Understanding .gitattributes for Better Language Detection

4 min read

Have you ever noticed that GitHub sometimes incorrectly identifies your project’s primary programming language? Or perhaps your repository is showing up as mostly HTML when it’s actually a JavaScript project? The solution lies in a powerful but often overlooked Git feature: .gitattributes.

What is .gitattributes?

The .gitattributes file is Git’s way of defining attributes for specific file paths in your repository. While Git uses it for various purposes like line ending normalization and merge strategies, GitHub extends its functionality to control language detection and repository statistics.

The Problem: Misleading Language Statistics

GitHub uses a tool called Linguist to detect languages in your repository and generate those colorful language bars you see on every repo. However, Linguist can sometimes get confused:

  • Documentation files like README.md might be counted as “Markdown”
  • Generated files like compiled CSS or bundled JavaScript can skew statistics
  • Vendor dependencies in node_modules or similar directories can dominate
  • Configuration files might be misclassified as the primary language

The Solution: Strategic .gitattributes Configuration

In a recent commit to this blog, I added a simple but effective .gitattributes file:

*.mdx linguist-documentation

This single line tells GitHub’s Linguist that all .mdx files should be treated as documentation rather than code.
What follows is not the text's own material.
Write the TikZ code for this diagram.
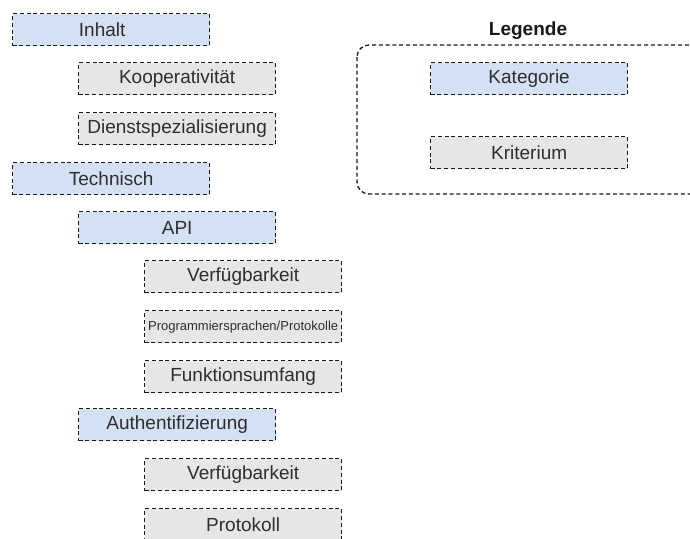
\documentclass[tikz,border=0pt]{standalone}
\usepackage{fontspec}
\setmainfont{Liberation Sans}
\begin{document}
\begin{tikzpicture}[x=1pt,y=-1pt,
  dashline/.style={draw=black!90, line width=1.3pt, dash pattern=on 4pt off 2.8pt},
  box/.style={dashline,
    minimum width=197pt, minimum height=32pt, inner sep=0pt, anchor=north west,
    font=\fontsize{19}{22}\selectfont, text=black!82},
  cat/.style={box, fill=catblue},
  crit/.style={box, fill=critgray}]
\definecolor{catblue}{HTML}{D4E1F5}
\definecolor{critgray}{HTML}{E6E6E6}
\clip (0,0) rectangle (690,538);
\useasboundingbox (0,0) rectangle (690,538);

% tree of categories and criteria
\node[cat]  (inhalt)  at (12,13)  {Inhalt\kern18pt};
\node[crit] (koop)    at (78,62)  {Kooperativität};
\node[crit] (dienst)  at (78,112) {Dienstspezialisierung};
\node[cat]  (tech)    at (12,162) {Technisch};
\node[cat]  (api)     at (78,211) {API};
\node[crit] (apiverf) at (144,260) {Verfügbarkeit};
\node[crit, font=\fontsize{13}{15}\selectfont] (sprachen) at (144,310) {Programmiersprachen/Protokolle};
\node[crit] (umfang)  at (144,360) {Funktionsumfang};
\node[cat]  (auth)    at (78,408) {Authentifizierung};
\node[crit] (authverf) at (144,458) {Verfügbarkeit};
\node[crit] (protokoll) at (144,508) {Protokoll};

% legend
\node[font=\bfseries\fontsize{19}{22}\selectfont, text=black!90] (legtitle) at (528,31) {Legende};
\draw[dashline, rounded corners=12pt] (357,45) rectangle (704,194);
\node[cat]  (legcat)  at (430,62)  {Kategorie};
\node[crit] (legcrit) at (430,136) {Kriterium};
\end{tikzpicture}
\end{document}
Let’s break down what this accomplishes:

The linguist-documentation Attribute

When you mark files with linguist-documentation, GitHub:

  • Excludes them from language statistics - They won’t affect your repository’s primary language detection
  • Hides them in diffs by default - Large documentation changes won’t clutter pull request views
  • Still indexes them for search - Your documentation remains discoverable

For a blog like this one, where .mdx files contain the actual blog posts, this prevents GitHub from thinking the repository is primarily “MDX” when it’s actually an Astro/TypeScript project.

Common .gitattributes Patterns

Here are some practical patterns you can use in your projects:

Marking Documentation

*.md linguist-documentation
*.mdx linguist-documentation
*.rst linguist-documentation
docs/ linguist-documentation

Excluding Generated Files

dist/ linguist-generated
build/ linguist-generated
*.min.js linguist-generated
*.bundle.js linguist-generated

Excluding Vendor Code

vendor/ linguist-vendored
node_modules/ linguist-vendored
third_party/ linguist-vendored

Detecting Specific Languages

*.blade.php linguist-language=PHP
Dockerfile.* linguist-language=Dockerfile

Real-World Example: This Blog

Before adding the .gitattributes file, GitHub might have shown this repository as:

  • 60% MDX (blog posts)
  • 30% TypeScript (actual code)
  • 10% Other files

After the change, it correctly identifies it as primarily a TypeScript/Astro project, which better represents the actual codebase structure.

Best Practices

  1. Place .gitattributes in your repository root - This ensures it applies to the entire project
  2. Use wildcards strategically - *.ext patterns are more maintainable than listing individual files
  3. Test your changes - Push to GitHub and check the language statistics after a few minutes
  4. Document your decisions - Add comments in complex .gitattributes files to explain unusual configurations
  5. Consider case sensitivity - Use patterns like *.[Dd]ockerfile for files that might have different casings

Advanced Usage

You can combine multiple attributes for more precise control:

# Mark as documentation AND specify language for syntax highlighting
*.api.md linguist-documentation linguist-language=YAML

# Generated files that should be excluded completely
dist/** linguist-generated=true

# Vendor files in a specific language
vendor/jquery.js linguist-vendored linguist-language=JavaScript

Implementation Steps

To implement .gitattributes in your project:

  1. Analyze your current language statistics on GitHub
  2. Identify problematic files that are skewing the results
  3. Create a .gitattributes file in your repository root
  4. Add appropriate patterns using the attributes above
  5. Commit and push the changes
  6. Wait a few minutes for GitHub to reprocess your repository
  7. Verify the results in your repository’s language statistics

Conclusion

The .gitattributes file is a small but powerful tool for maintaining accurate repository metadata. By properly classifying your files, you help both GitHub and other developers understand your project’s true nature at a glance.

Whether you’re building a documentation-heavy project, working with generated files, or managing a polyglot codebase, .gitattributes gives you the control you need to present your repository accurately.

Next time you notice your repository’s language statistics don’t match reality, remember this simple solution. A few lines in .gitattributes can make your project’s purpose crystal clear to anyone who discovers it.